━━ Source excerpt

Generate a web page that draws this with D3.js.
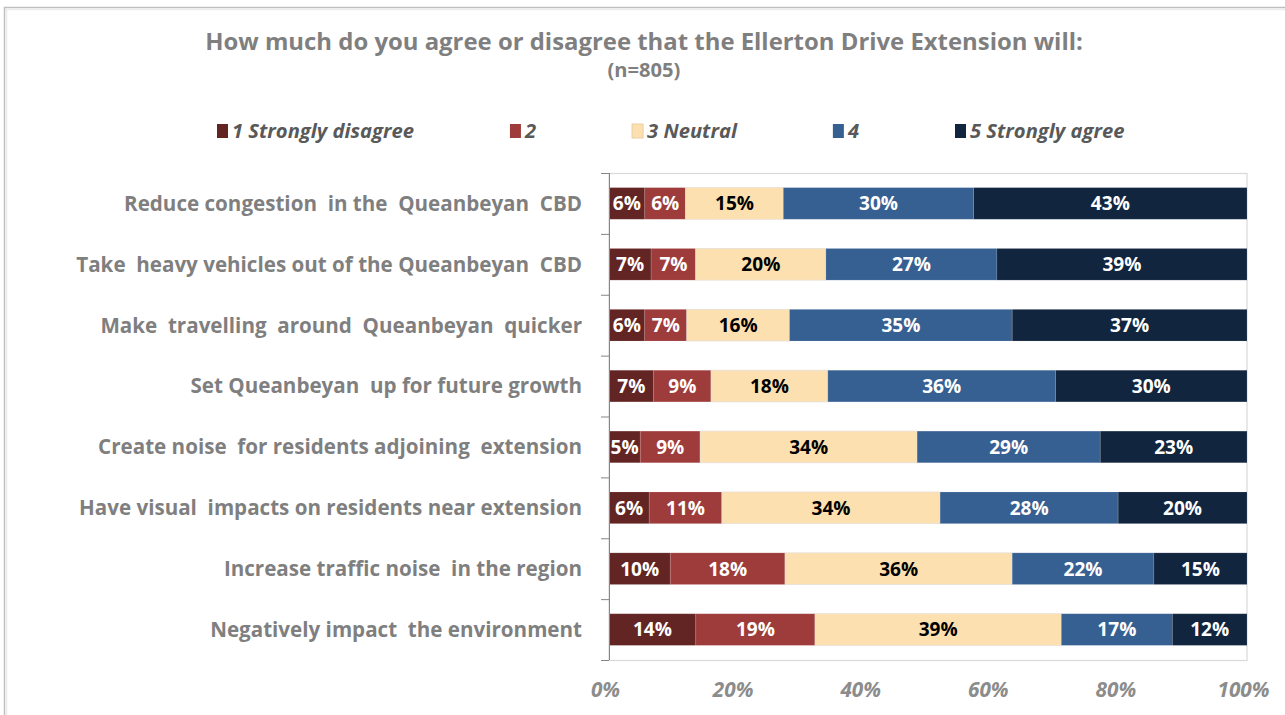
<!DOCTYPE html>
<html>
<head>
<meta charset="utf-8">
<script src="https://cdn.jsdelivr.net/npm/d3@7"></script>
<style>
  html, body { margin: 0; padding: 0; background: #fff; }
  svg { display: block; }
  text { font-family: "Open Sans", Lato, sans-serif; }
</style>
</head>
<body>
<svg id="chart" width="1285" height="715"></svg>
<script>
// ---- data ----
const categories = [
  "Reduce congestion  in the  Queanbeyan  CBD",
  "Take  heavy vehicles out of the Queanbeyan  CBD",
  "Make  travelling  around  Queanbeyan  quicker",
  "Set Queanbeyan  up for future growth",
  "Create noise  for residents adjoining  extension",
  "Have visual  impacts on residents near extension",
  "Increase traffic noise  in the region",
  "Negatively impact  the environment"
];
const seriesNames = ["1 Strongly disagree", "2", "3 Neutral", "4", "5 Strongly agree"];
const s1 = [5.6, 6.6, 5.6, 7.0, 4.9, 6.3, 9.6, 13.6];
const s2 = [6.4, 7.0, 6.6, 9.0, 9.4, 11.4, 18.0, 18.7];
const s3 = [15.3, 20.4, 16.1, 18.3, 34.0, 34.2, 35.6, 38.6];
const s4 = [29.8, 26.8, 34.9, 35.7, 28.7, 27.9, 22.2, 17.4];
const s5 = [42.8, 39.2, 36.8, 30.0, 23.0, 20.2, 14.6, 11.7];
const xTicks = [0, 0.2, 0.4, 0.6, 0.8, 1.0];
const colors = ["#632523", "#9e3c3b", "#fde0af", "#376092", "#12253f"];
const labelColors = ["#ffffff", "#ffffff", "#000000", "#ffffff", "#ffffff"];

const seriesValues = [s1, s2, s3, s4, s5];
const rows = categories.map((c, i) => {
  const r = { cat: c };
  seriesNames.forEach((s, j) => r[s] = seriesValues[j][i]);
  return r;
});

const svg = d3.select("#chart");
const W = 1285, H = 715;

// scale a text selection's font-size so that the reference node gets the target width
function fitSize(sel, refNode, target) {
  const base = parseFloat(d3.select(refNode).attr("font-size"));
  const w = refNode.getComputedTextLength();
  const fs = base * target / w;
  sel.attr("font-size", fs);
  return fs;
}

// outer chart border (top + left visible)
svg.append("line").attr("x1", 4).attr("x2", W).attr("y1", 7.5).attr("y2", 7.5).attr("stroke", "#bfbfbf").attr("stroke-width", 1.5);
svg.append("line").attr("x1", 4).attr("x2", W).attr("y1", 9.5).attr("y2", 9.5).attr("stroke", "#ececec").attr("stroke-width", 1.5);
svg.append("line").attr("x1", 4.5).attr("x2", 4.5).attr("y1", 7).attr("y2", H).attr("stroke", "#bfbfbf").attr("stroke-width", 1.5);
svg.append("line").attr("x1", 6.5).attr("x2", 6.5).attr("y1", 9).attr("y2", H).attr("stroke", "#ececec").attr("stroke-width", 1.5);

const plot = { left: 609, right: 1247, top: 173, bottom: 660 };

const x = d3.scaleLinear().domain([0, 1]).range([plot.left, plot.right]);
const y = d3.scaleBand().domain(categories).range([plot.top, plot.bottom]).paddingInner(0.48).paddingOuter(0.24);

const stack = d3.stack().keys(seriesNames).offset(d3.stackOffsetExpand);
const stacked = stack(rows);

// Title
const title = svg.append("text").attr("x", 644).attr("y", 50).attr("text-anchor", "middle")
  .attr("fill", "#7f7f7f").attr("font-weight", 700).attr("font-size", 20)
  .text("How much do you agree or disagree that the Ellerton Drive Extension will:");
fitSize(title, title.node(), 878);
const sub = svg.append("text").attr("x", 644).attr("y", 77).attr("text-anchor", "middle")
  .attr("fill", "#7f7f7f").attr("font-weight", 700).attr("font-size", 15)
  .text("(n=805)");
fitSize(sub, sub.node(), 73);

// Legend
const legend = svg.append("g").attr("transform", "translate(217,0)");
const legItems = legend.selectAll("g").data(seriesNames).join("g");
legItems.append("rect").attr("x", 0).attr("y", 124).attr("width", 11).attr("height", 14)
  .attr("fill", (d, j) => colors[j]).attr("stroke", (d, j) => j === 2 ? "#e8cfa0" : "none");
const legText = legItems.append("text").attr("x", 15).attr("y", 137.5)
  .attr("fill", "#595959").attr("font-style", "italic").attr("font-weight", 700).attr("font-size", 16)
  .text(d => d);
fitSize(legText, legText.nodes()[0], 182);
let lx = 0;
legItems.each(function () {
  const g = d3.select(this);
  g.attr("transform", `translate(${lx},0)`);
  lx += 15 + g.select("text").node().getComputedTextLength() + 96;
});

// plot area border (light)
svg.append("rect").attr("x", plot.left).attr("y", plot.top + 0.5)
  .attr("width", plot.right - plot.left).attr("height", plot.bottom - plot.top)
  .attr("fill", "none").attr("stroke", "#d9d9d9").attr("stroke-width", 1.2);

// bars
const layer = svg.append("g").selectAll("g").data(stacked).join("g")
  .attr("fill", (d, i) => colors[i]);
layer.selectAll("rect").data(d => d.map(p => ({ p, key: d.key }))).join("rect")
  .attr("x", d => x(d.p[0]))
  .attr("y", d => y(d.p.data.cat))
  .attr("width", d => x(d.p[1]) - x(d.p[0]))
  .attr("height", y.bandwidth())
  .attr("stroke", d => d.key === "3 Neutral" ? "#e6e0d6" : "rgba(255,255,255,0.15)")
  .attr("stroke-width", 0.8);

// data labels
const dlGroup = svg.append("g");
stacked.forEach((ser, j) => {
  dlGroup.append("g").selectAll("text").data(ser).join("text")
    .attr("class", "dl")
    .attr("x", d => (x(d[0]) + x(d[1])) / 2)
    .attr("y", d => y(d.data.cat) + y.bandwidth() / 2)
    .attr("dy", "0.36em")
    .attr("text-anchor", "middle")
    .attr("fill", labelColors[j])
    .attr("font-weight", 700).attr("font-size", 17)
    .text(d => Math.round(d.data[ser.key]) + "%");
});
const dls = dlGroup.selectAll("text.dl");
const ref43 = dls.filter(function () { return this.textContent === "43%"; }).node();
fitSize(dls, ref43, 39);

// y axis
const yAxis = d3.axisLeft(y).tickSize(0).tickPadding(27);
const ya = svg.append("g").attr("transform", `translate(${plot.left},0)`).call(yAxis);
ya.select(".domain").remove();
const yLabels = ya.selectAll("text").attr("fill", "#7f7f7f").attr("font-weight", 700).attr("font-size", 17)
  .attr("font-family", "'Open Sans', sans-serif").attr("dy", "0.36em").style("white-space", "pre");
fitSize(yLabels, yLabels.nodes()[1], 506);
// axis line and boundary tick marks
svg.append("line").attr("x1", plot.left + 0.5).attr("x2", plot.left + 0.5)
  .attr("y1", plot.top).attr("y2", plot.bottom).attr("stroke", "#868686").attr("stroke-width", 1);
const bounds = d3.range(categories.length + 1).map(i => plot.top + i * y.step());
svg.append("g").selectAll("line").data(bounds).join("line")
  .attr("x1", plot.left - 8).attr("x2", plot.left)
  .attr("y1", d => d + 0.5).attr("y2", d => d + 0.5)
  .attr("stroke", "#868686");

// x axis tick labels
const xAxis = d3.axisBottom(x).tickValues(xTicks).tickFormat(d3.format(".0%")).tickSize(0).tickPadding(22);
const xa = svg.append("g").attr("transform", `translate(0,${plot.bottom})`).call(xAxis);
xa.select(".domain").remove();
const xLabels = xa.selectAll("text").attr("fill", "#8c8c8c").attr("font-style", "italic").attr("font-weight", 700)
  .attr("font-size", 17).attr("font-family", "'Open Sans', sans-serif").attr("dx", "-4");
fitSize(xLabels, xLabels.nodes()[5], 52);
</script>
</body>
</html>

━━━━

▸ Task brief
Make an exact copy of all the material, but keep the pictures out of it.

▸ Problem solution
Generate a web page that draws this with D3.js.
<!DOCTYPE html>
<html>
<head>
<meta charset="utf-8">
<script src="https://cdn.jsdelivr.net/npm/d3@7"></script>
<style>
  html, body { margin: 0; padding: 0; background: #fff; }
  svg { display: block; }
  text { font-family: "Open Sans", Lato, sans-serif; }
</style>
</head>
<body>
<svg id="chart" width="1285" height="715"></svg>
<script>
// ---- data ----
const categories = [
  "Reduce congestion  in the  Queanbeyan  CBD",
  "Take  heavy vehicles out of the Queanbeyan  CBD",
  "Make  travelling  around  Queanbeyan  quicker",
  "Set Queanbeyan  up for future growth",
  "Create noise  for residents adjoining  extension",
  "Have visual  impacts on residents near extension",
  "Increase traffic noise  in the region",
  "Negatively impact  the environment"
];
const seriesNames = ["1 Strongly disagree", "2", "3 Neutral", "4", "5 Strongly agree"];
const s1 = [5.6, 6.6, 5.6, 7.0, 4.9, 6.3, 9.6, 13.6];
const s2 = [6.4, 7.0, 6.6, 9.0, 9.4, 11.4, 18.0, 18.7];
const s3 = [15.3, 20.4, 16.1, 18.3, 34.0, 34.2, 35.6, 38.6];
const s4 = [29.8, 26.8, 34.9, 35.7, 28.7, 27.9, 22.2, 17.4];
const s5 = [42.8, 39.2, 36.8, 30.0, 23.0, 20.2, 14.6, 11.7];
const xTicks = [0, 0.2, 0.4, 0.6, 0.8, 1.0];
const colors = ["#632523", "#9e3c3b", "#fde0af", "#376092", "#12253f"];
const labelColors = ["#ffffff", "#ffffff", "#000000", "#ffffff", "#ffffff"];

const seriesValues = [s1, s2, s3, s4, s5];
const rows = categories.map((c, i) => {
  const r = { cat: c };
  seriesNames.forEach((s, j) => r[s] = seriesValues[j][i]);
  return r;
});

const svg = d3.select("#chart");
const W = 1285, H = 715;

// scale a text selection's font-size so that the reference node gets the target width
function fitSize(sel, refNode, target) {
  const base = parseFloat(d3.select(refNode).attr("font-size"));
  const w = refNode.getComputedTextLength();
  const fs = base * target / w;
  sel.attr("font-size", fs);
  return fs;
}

// outer chart border (top + left visible)
svg.append("line").attr("x1", 4).attr("x2", W).attr("y1", 7.5).attr("y2", 7.5).attr("stroke", "#bfbfbf").attr("stroke-width", 1.5);
svg.append("line").attr("x1", 4).attr("x2", W).attr("y1", 9.5).attr("y2", 9.5).attr("stroke", "#ececec").attr("stroke-width", 1.5);
svg.append("line").attr("x1", 4.5).attr("x2", 4.5).attr("y1", 7).attr("y2", H).attr("stroke", "#bfbfbf").attr("stroke-width", 1.5);
svg.append("line").attr("x1", 6.5).attr("x2", 6.5).attr("y1", 9).attr("y2", H).attr("stroke", "#ececec").attr("stroke-width", 1.5);

const plot = { left: 609, right: 1247, top: 173, bottom: 660 };

const x = d3.scaleLinear().domain([0, 1]).range([plot.left, plot.right]);
const y = d3.scaleBand().domain(categories).range([plot.top, plot.bottom]).paddingInner(0.48).paddingOuter(0.24);

const stack = d3.stack().keys(seriesNames).offset(d3.stackOffsetExpand);
const stacked = stack(rows);

// Title
const title = svg.append("text").attr("x", 644).attr("y", 50).attr("text-anchor", "middle")
  .attr("fill", "#7f7f7f").attr("font-weight", 700).attr("font-size", 20)
  .text("How much do you agree or disagree that the Ellerton Drive Extension will:");
fitSize(title, title.node(), 878);
const sub = svg.append("text").attr("x", 644).attr("y", 77).attr("text-anchor", "middle")
  .attr("fill", "#7f7f7f").attr("font-weight", 700).attr("font-size", 15)
  .text("(n=805)");
fitSize(sub, sub.node(), 73);

// Legend
const legend = svg.append("g").attr("transform", "translate(217,0)");
const legItems = legend.selectAll("g").data(seriesNames).join("g");
legItems.append("rect").attr("x", 0).attr("y", 124).attr("width", 11).attr("height", 14)
  .attr("fill", (d, j) => colors[j]).attr("stroke", (d, j) => j === 2 ? "#e8cfa0" : "none");
const legText = legItems.append("text").attr("x", 15).attr("y", 137.5)
  .attr("fill", "#595959").attr("font-style", "italic").attr("font-weight", 700).attr("font-size", 16)
  .text(d => d);
fitSize(legText, legText.nodes()[0], 182);
let lx = 0;
legItems.each(function () {
  const g = d3.select(this);
  g.attr("transform", `translate(${lx},0)`);
  lx += 15 + g.select("text").node().getComputedTextLength() + 96;
});

// plot area border (light)
svg.append("rect").attr("x", plot.left).attr("y", plot.top + 0.5)
  .attr("width", plot.right - plot.left).attr("height", plot.bottom - plot.top)
  .attr("fill", "none").attr("stroke", "#d9d9d9").attr("stroke-width", 1.2);

// bars
const layer = svg.append("g").selectAll("g").data(stacked).join("g")
  .attr("fill", (d, i) => colors[i]);
layer.selectAll("rect").data(d => d.map(p => ({ p, key: d.key }))).join("rect")
  .attr("x", d => x(d.p[0]))
  .attr("y", d => y(d.p.data.cat))
  .attr("width", d => x(d.p[1]) - x(d.p[0]))
  .attr("height", y.bandwidth())
  .attr("stroke", d => d.key === "3 Neutral" ? "#e6e0d6" : "rgba(255,255,255,0.15)")
  .attr("stroke-width", 0.8);

// data labels
const dlGroup = svg.append("g");
stacked.forEach((ser, j) => {
  dlGroup.append("g").selectAll("text").data(ser).join("text")
    .attr("class", "dl")
    .attr("x", d => (x(d[0]) + x(d[1])) / 2)
    .attr("y", d => y(d.data.cat) + y.bandwidth() / 2)
    .attr("dy", "0.36em")
    .attr("text-anchor", "middle")
    .attr("fill", labelColors[j])
    .attr("font-weight", 700).attr("font-size", 17)
    .text(d => Math.round(d.data[ser.key]) + "%");
});
const dls = dlGroup.selectAll("text.dl");
const ref43 = dls.filter(function () { return this.textContent === "43%"; }).node();
fitSize(dls, ref43, 39);

// y axis
const yAxis = d3.axisLeft(y).tickSize(0).tickPadding(27);
const ya = svg.append("g").attr("transform", `translate(${plot.left},0)`).call(yAxis);
ya.select(".domain").remove();
const yLabels = ya.selectAll("text").attr("fill", "#7f7f7f").attr("font-weight", 700).attr("font-size", 17)
  .attr("font-family", "'Open Sans', sans-serif").attr("dy", "0.36em").style("white-space", "pre");
fitSize(yLabels, yLabels.nodes()[1], 506);
// axis line and boundary tick marks
svg.append("line").attr("x1", plot.left + 0.5).attr("x2", plot.left + 0.5)
  .attr("y1", plot.top).attr("y2", plot.bottom).attr("stroke", "#868686").attr("stroke-width", 1);
const bounds = d3.range(categories.length + 1).map(i => plot.top + i * y.step());
svg.append("g").selectAll("line").data(bounds).join("line")
  .attr("x1", plot.left - 8).attr("x2", plot.left)
  .attr("y1", d => d + 0.5).attr("y2", d => d + 0.5)
  .attr("stroke", "#868686");

// x axis tick labels
const xAxis = d3.axisBottom(x).tickValues(xTicks).tickFormat(d3.format(".0%")).tickSize(0).tickPadding(22);
const xa = svg.append("g").attr("transform", `translate(0,${plot.bottom})`).call(xAxis);
xa.select(".domain").remove();
const xLabels = xa.selectAll("text").attr("fill", "#8c8c8c").attr("font-style", "italic").attr("font-weight", 700)
  .attr("font-size", 17).attr("font-family", "'Open Sans', sans-serif").attr("dx", "-4");
fitSize(xLabels, xLabels.nodes()[5], 52);
</script>
</body>
</html>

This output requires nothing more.